Without the images, write out all of the following entries exactly.
──────── Source records ────────
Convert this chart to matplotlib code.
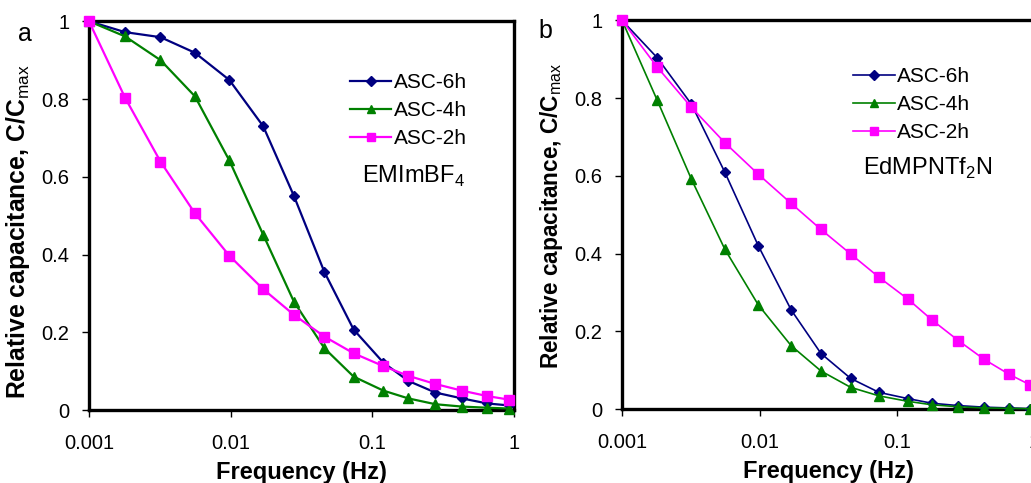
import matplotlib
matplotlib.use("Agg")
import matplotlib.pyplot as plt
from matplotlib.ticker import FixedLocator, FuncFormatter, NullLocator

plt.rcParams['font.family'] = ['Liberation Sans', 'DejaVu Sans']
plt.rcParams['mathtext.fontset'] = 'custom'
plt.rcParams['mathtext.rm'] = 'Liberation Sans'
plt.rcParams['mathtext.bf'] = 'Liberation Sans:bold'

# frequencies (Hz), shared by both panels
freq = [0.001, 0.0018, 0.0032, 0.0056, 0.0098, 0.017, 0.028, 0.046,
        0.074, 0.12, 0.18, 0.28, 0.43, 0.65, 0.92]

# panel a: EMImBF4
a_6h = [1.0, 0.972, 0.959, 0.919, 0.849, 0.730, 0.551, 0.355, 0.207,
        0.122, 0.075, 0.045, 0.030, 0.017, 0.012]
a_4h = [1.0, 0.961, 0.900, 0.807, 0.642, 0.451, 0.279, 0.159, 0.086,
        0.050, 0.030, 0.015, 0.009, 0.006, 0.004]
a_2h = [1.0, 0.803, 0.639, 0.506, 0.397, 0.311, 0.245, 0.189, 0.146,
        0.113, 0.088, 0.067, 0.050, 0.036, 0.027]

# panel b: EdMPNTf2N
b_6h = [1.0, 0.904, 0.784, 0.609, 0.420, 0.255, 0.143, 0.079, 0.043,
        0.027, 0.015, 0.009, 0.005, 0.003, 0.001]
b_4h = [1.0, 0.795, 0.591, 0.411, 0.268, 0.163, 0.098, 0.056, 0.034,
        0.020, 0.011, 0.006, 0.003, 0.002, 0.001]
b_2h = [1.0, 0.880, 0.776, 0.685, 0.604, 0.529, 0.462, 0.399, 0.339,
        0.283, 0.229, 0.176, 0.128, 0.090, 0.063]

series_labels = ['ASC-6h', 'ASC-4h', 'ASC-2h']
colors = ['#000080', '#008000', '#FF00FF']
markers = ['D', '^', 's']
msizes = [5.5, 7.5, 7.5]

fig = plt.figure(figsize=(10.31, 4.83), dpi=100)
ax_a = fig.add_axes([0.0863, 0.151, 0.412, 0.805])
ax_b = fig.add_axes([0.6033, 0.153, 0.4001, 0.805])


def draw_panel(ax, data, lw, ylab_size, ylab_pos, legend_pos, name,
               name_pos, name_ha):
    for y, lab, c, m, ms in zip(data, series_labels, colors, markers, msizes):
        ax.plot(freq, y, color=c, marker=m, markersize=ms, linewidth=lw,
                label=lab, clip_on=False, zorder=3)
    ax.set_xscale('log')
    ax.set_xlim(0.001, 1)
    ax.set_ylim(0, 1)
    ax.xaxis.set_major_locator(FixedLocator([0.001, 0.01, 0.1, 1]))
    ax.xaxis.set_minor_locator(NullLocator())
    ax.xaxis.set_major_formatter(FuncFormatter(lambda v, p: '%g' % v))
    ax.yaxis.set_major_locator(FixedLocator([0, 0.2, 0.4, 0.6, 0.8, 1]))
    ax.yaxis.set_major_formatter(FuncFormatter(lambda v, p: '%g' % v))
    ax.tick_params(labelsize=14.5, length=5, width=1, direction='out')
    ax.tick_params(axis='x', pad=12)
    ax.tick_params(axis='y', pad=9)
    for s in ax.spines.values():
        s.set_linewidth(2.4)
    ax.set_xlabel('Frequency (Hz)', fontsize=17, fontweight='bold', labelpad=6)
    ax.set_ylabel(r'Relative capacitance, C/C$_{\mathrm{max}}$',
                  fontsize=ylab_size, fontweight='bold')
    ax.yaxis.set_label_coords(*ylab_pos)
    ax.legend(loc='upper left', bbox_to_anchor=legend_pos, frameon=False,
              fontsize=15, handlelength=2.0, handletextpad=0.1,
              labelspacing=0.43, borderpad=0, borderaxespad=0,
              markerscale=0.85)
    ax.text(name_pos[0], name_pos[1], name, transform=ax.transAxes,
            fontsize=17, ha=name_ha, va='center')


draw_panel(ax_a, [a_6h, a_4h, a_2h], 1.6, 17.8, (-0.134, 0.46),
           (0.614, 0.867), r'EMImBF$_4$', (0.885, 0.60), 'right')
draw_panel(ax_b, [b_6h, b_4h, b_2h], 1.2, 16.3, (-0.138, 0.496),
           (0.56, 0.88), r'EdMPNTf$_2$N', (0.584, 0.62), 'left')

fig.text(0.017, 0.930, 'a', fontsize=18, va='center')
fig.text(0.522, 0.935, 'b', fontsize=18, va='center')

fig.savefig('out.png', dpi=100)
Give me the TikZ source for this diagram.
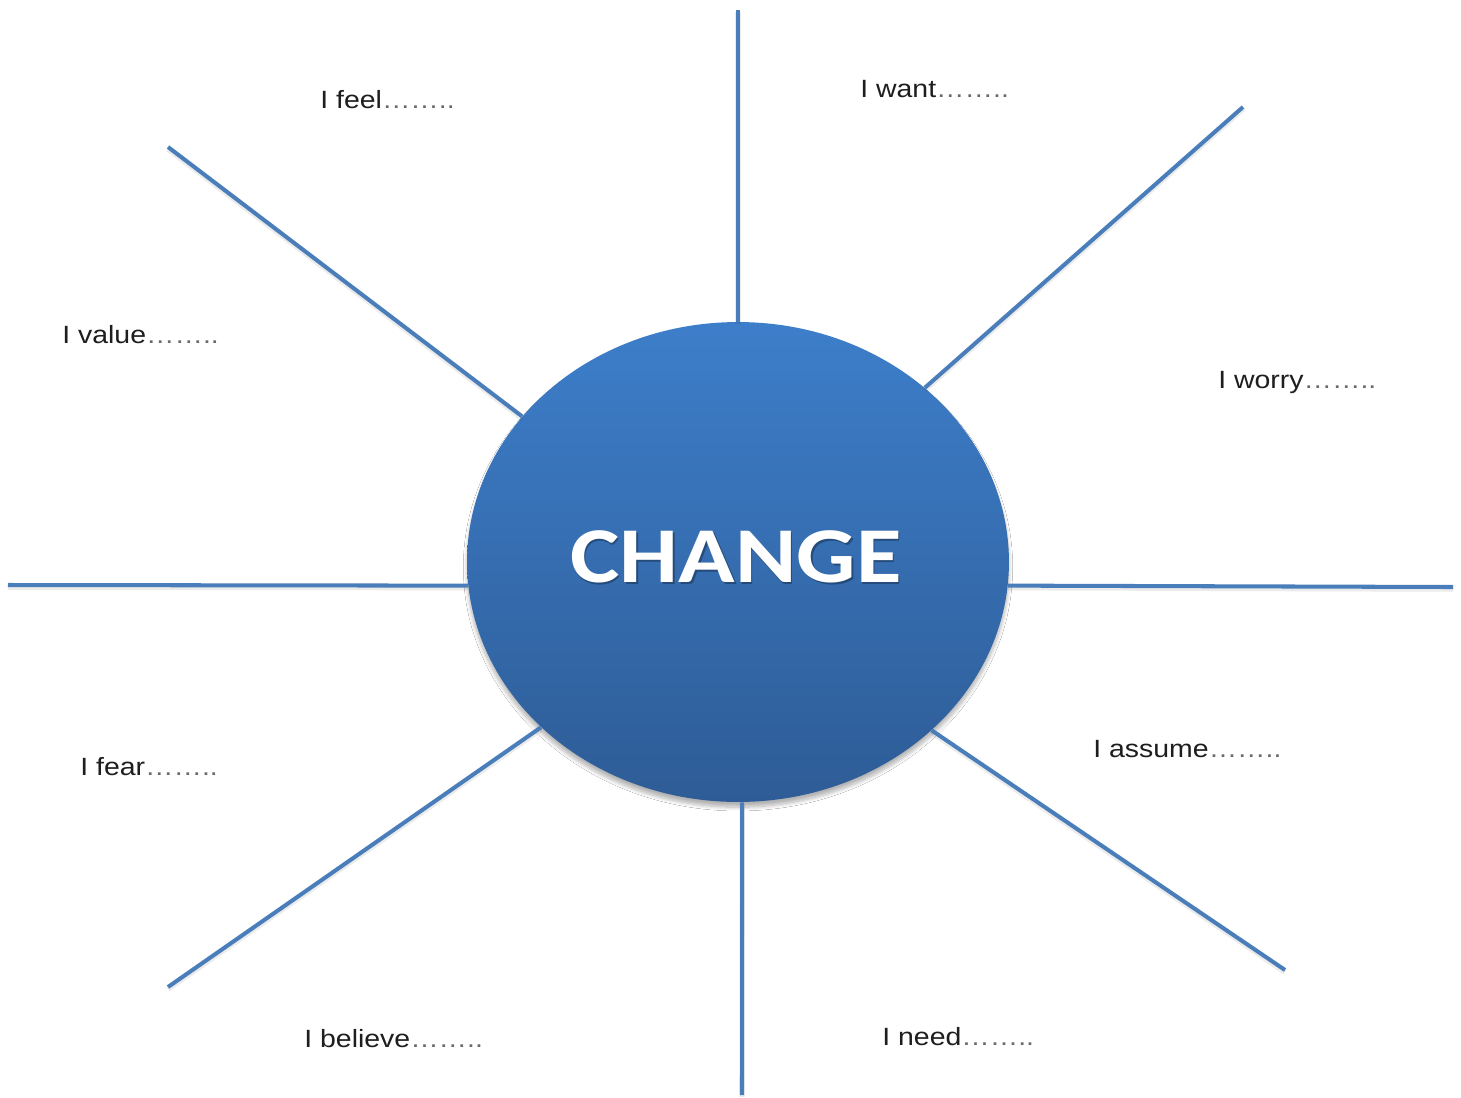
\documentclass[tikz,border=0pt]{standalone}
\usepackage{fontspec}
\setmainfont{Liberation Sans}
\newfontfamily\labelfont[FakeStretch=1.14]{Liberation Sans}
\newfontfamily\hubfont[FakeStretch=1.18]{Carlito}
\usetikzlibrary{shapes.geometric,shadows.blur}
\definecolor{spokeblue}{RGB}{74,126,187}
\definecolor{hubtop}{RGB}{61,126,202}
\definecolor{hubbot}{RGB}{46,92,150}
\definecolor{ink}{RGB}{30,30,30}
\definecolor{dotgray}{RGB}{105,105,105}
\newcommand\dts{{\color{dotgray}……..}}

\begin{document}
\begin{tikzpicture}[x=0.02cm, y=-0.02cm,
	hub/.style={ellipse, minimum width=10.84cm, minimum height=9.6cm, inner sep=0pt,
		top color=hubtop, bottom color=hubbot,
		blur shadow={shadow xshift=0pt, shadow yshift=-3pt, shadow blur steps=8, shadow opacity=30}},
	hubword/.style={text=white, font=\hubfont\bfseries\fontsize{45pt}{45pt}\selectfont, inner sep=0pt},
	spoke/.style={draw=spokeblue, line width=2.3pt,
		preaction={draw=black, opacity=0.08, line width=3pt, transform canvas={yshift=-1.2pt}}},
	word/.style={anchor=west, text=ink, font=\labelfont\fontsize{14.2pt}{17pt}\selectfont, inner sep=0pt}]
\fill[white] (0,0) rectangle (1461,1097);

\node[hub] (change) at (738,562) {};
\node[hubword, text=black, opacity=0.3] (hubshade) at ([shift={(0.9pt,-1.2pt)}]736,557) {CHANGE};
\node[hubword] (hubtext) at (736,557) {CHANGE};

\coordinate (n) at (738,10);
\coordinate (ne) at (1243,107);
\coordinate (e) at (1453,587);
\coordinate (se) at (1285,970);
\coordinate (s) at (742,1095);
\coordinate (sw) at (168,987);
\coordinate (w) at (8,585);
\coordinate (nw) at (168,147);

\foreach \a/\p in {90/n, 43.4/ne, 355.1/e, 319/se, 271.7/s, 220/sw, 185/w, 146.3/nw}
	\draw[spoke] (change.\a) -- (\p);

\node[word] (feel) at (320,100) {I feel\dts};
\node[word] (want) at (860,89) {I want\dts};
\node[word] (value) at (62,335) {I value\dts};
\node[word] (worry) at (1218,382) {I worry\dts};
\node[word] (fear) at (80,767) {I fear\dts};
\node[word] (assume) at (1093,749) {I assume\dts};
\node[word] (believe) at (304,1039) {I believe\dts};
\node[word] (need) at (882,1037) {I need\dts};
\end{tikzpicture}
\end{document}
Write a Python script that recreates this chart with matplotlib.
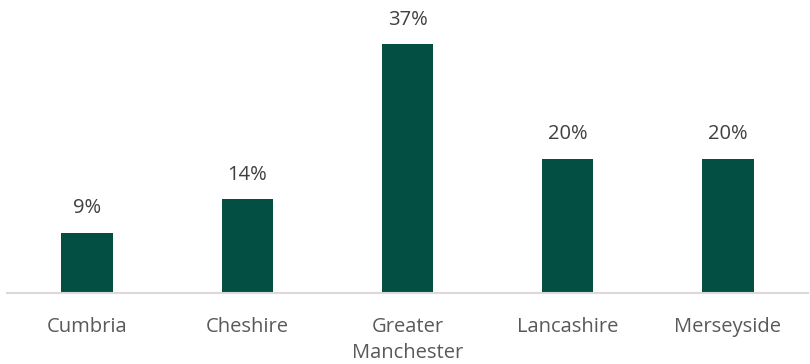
────────
▶ Result of the task:
Convert this chart to matplotlib code.
import matplotlib
matplotlib.use("Agg")
import matplotlib.pyplot as plt
from matplotlib.ticker import FixedLocator, FuncFormatter, NullLocator

plt.rcParams['font.family'] = ['Liberation Sans', 'DejaVu Sans']
plt.rcParams['mathtext.fontset'] = 'custom'
plt.rcParams['mathtext.rm'] = 'Liberation Sans'
plt.rcParams['mathtext.bf'] = 'Liberation Sans:bold'

# frequencies (Hz), shared by both panels
freq = [0.001, 0.0018, 0.0032, 0.0056, 0.0098, 0.017, 0.028, 0.046,
        0.074, 0.12, 0.18, 0.28, 0.43, 0.65, 0.92]

# panel a: EMImBF4
a_6h = [1.0, 0.972, 0.959, 0.919, 0.849, 0.730, 0.551, 0.355, 0.207,
        0.122, 0.075, 0.045, 0.030, 0.017, 0.012]
a_4h = [1.0, 0.961, 0.900, 0.807, 0.642, 0.451, 0.279, 0.159, 0.086,
        0.050, 0.030, 0.015, 0.009, 0.006, 0.004]
a_2h = [1.0, 0.803, 0.639, 0.506, 0.397, 0.311, 0.245, 0.189, 0.146,
        0.113, 0.088, 0.067, 0.050, 0.036, 0.027]

# panel b: EdMPNTf2N
b_6h = [1.0, 0.904, 0.784, 0.609, 0.420, 0.255, 0.143, 0.079, 0.043,
        0.027, 0.015, 0.009, 0.005, 0.003, 0.001]
b_4h = [1.0, 0.795, 0.591, 0.411, 0.268, 0.163, 0.098, 0.056, 0.034,
        0.020, 0.011, 0.006, 0.003, 0.002, 0.001]
b_2h = [1.0, 0.880, 0.776, 0.685, 0.604, 0.529, 0.462, 0.399, 0.339,
        0.283, 0.229, 0.176, 0.128, 0.090, 0.063]

series_labels = ['ASC-6h', 'ASC-4h', 'ASC-2h']
colors = ['#000080', '#008000', '#FF00FF']
markers = ['D', '^', 's']
msizes = [5.5, 7.5, 7.5]

fig = plt.figure(figsize=(10.31, 4.83), dpi=100)
ax_a = fig.add_axes([0.0863, 0.151, 0.412, 0.805])
ax_b = fig.add_axes([0.6033, 0.153, 0.4001, 0.805])


def draw_panel(ax, data, lw, ylab_size, ylab_pos, legend_pos, name,
               name_pos, name_ha):
    for y, lab, c, m, ms in zip(data, series_labels, colors, markers, msizes):
        ax.plot(freq, y, color=c, marker=m, markersize=ms, linewidth=lw,
                label=lab, clip_on=False, zorder=3)
    ax.set_xscale('log')
    ax.set_xlim(0.001, 1)
    ax.set_ylim(0, 1)
    ax.xaxis.set_major_locator(FixedLocator([0.001, 0.01, 0.1, 1]))
    ax.xaxis.set_minor_locator(NullLocator())
    ax.xaxis.set_major_formatter(FuncFormatter(lambda v, p: '%g' % v))
    ax.yaxis.set_major_locator(FixedLocator([0, 0.2, 0.4, 0.6, 0.8, 1]))
    ax.yaxis.set_major_formatter(FuncFormatter(lambda v, p: '%g' % v))
    ax.tick_params(labelsize=14.5, length=5, width=1, direction='out')
    ax.tick_params(axis='x', pad=12)
    ax.tick_params(axis='y', pad=9)
    for s in ax.spines.values():
        s.set_linewidth(2.4)
    ax.set_xlabel('Frequency (Hz)', fontsize=17, fontweight='bold', labelpad=6)
    ax.set_ylabel(r'Relative capacitance, C/C$_{\mathrm{max}}$',
                  fontsize=ylab_size, fontweight='bold')
    ax.yaxis.set_label_coords(*ylab_pos)
    ax.legend(loc='upper left', bbox_to_anchor=legend_pos, frameon=False,
              fontsize=15, handlelength=2.0, handletextpad=0.1,
              labelspacing=0.43, borderpad=0, borderaxespad=0,
              markerscale=0.85)
    ax.text(name_pos[0], name_pos[1], name, transform=ax.transAxes,
            fontsize=17, ha=name_ha, va='center')


draw_panel(ax_a, [a_6h, a_4h, a_2h], 1.6, 17.8, (-0.134, 0.46),
           (0.614, 0.867), r'EMImBF$_4$', (0.885, 0.60), 'right')
draw_panel(ax_b, [b_6h, b_4h, b_2h], 1.2, 16.3, (-0.138, 0.496),
           (0.56, 0.88), r'EdMPNTf$_2$N', (0.584, 0.62), 'left')

fig.text(0.017, 0.930, 'a', fontsize=18, va='center')
fig.text(0.522, 0.935, 'b', fontsize=18, va='center')

fig.savefig('out.png', dpi=100)
Give me the TikZ source for this diagram.
\documentclass[tikz,border=0pt]{standalone}
\usepackage{fontspec}
\setmainfont{Liberation Sans}
\newfontfamily\labelfont[FakeStretch=1.14]{Liberation Sans}
\newfontfamily\hubfont[FakeStretch=1.18]{Carlito}
\usetikzlibrary{shapes.geometric,shadows.blur}
\definecolor{spokeblue}{RGB}{74,126,187}
\definecolor{hubtop}{RGB}{61,126,202}
\definecolor{hubbot}{RGB}{46,92,150}
\definecolor{ink}{RGB}{30,30,30}
\definecolor{dotgray}{RGB}{105,105,105}
\newcommand\dts{{\color{dotgray}……..}}

\begin{document}
\begin{tikzpicture}[x=0.02cm, y=-0.02cm,
	hub/.style={ellipse, minimum width=10.84cm, minimum height=9.6cm, inner sep=0pt,
		top color=hubtop, bottom color=hubbot,
		blur shadow={shadow xshift=0pt, shadow yshift=-3pt, shadow blur steps=8, shadow opacity=30}},
	hubword/.style={text=white, font=\hubfont\bfseries\fontsize{45pt}{45pt}\selectfont, inner sep=0pt},
	spoke/.style={draw=spokeblue, line width=2.3pt,
		preaction={draw=black, opacity=0.08, line width=3pt, transform canvas={yshift=-1.2pt}}},
	word/.style={anchor=west, text=ink, font=\labelfont\fontsize{14.2pt}{17pt}\selectfont, inner sep=0pt}]
\fill[white] (0,0) rectangle (1461,1097);

\node[hub] (change) at (738,562) {};
\node[hubword, text=black, opacity=0.3] (hubshade) at ([shift={(0.9pt,-1.2pt)}]736,557) {CHANGE};
\node[hubword] (hubtext) at (736,557) {CHANGE};

\coordinate (n) at (738,10);
\coordinate (ne) at (1243,107);
\coordinate (e) at (1453,587);
\coordinate (se) at (1285,970);
\coordinate (s) at (742,1095);
\coordinate (sw) at (168,987);
\coordinate (w) at (8,585);
\coordinate (nw) at (168,147);

\foreach \a/\p in {90/n, 43.4/ne, 355.1/e, 319/se, 271.7/s, 220/sw, 185/w, 146.3/nw}
	\draw[spoke] (change.\a) -- (\p);

\node[word] (feel) at (320,100) {I feel\dts};
\node[word] (want) at (860,89) {I want\dts};
\node[word] (value) at (62,335) {I value\dts};
\node[word] (worry) at (1218,382) {I worry\dts};
\node[word] (fear) at (80,767) {I fear\dts};
\node[word] (assume) at (1093,749) {I assume\dts};
\node[word] (believe) at (304,1039) {I believe\dts};
\node[word] (need) at (882,1037) {I need\dts};
\end{tikzpicture}
\end{document}
Write a Python script that recreates this chart with matplotlib.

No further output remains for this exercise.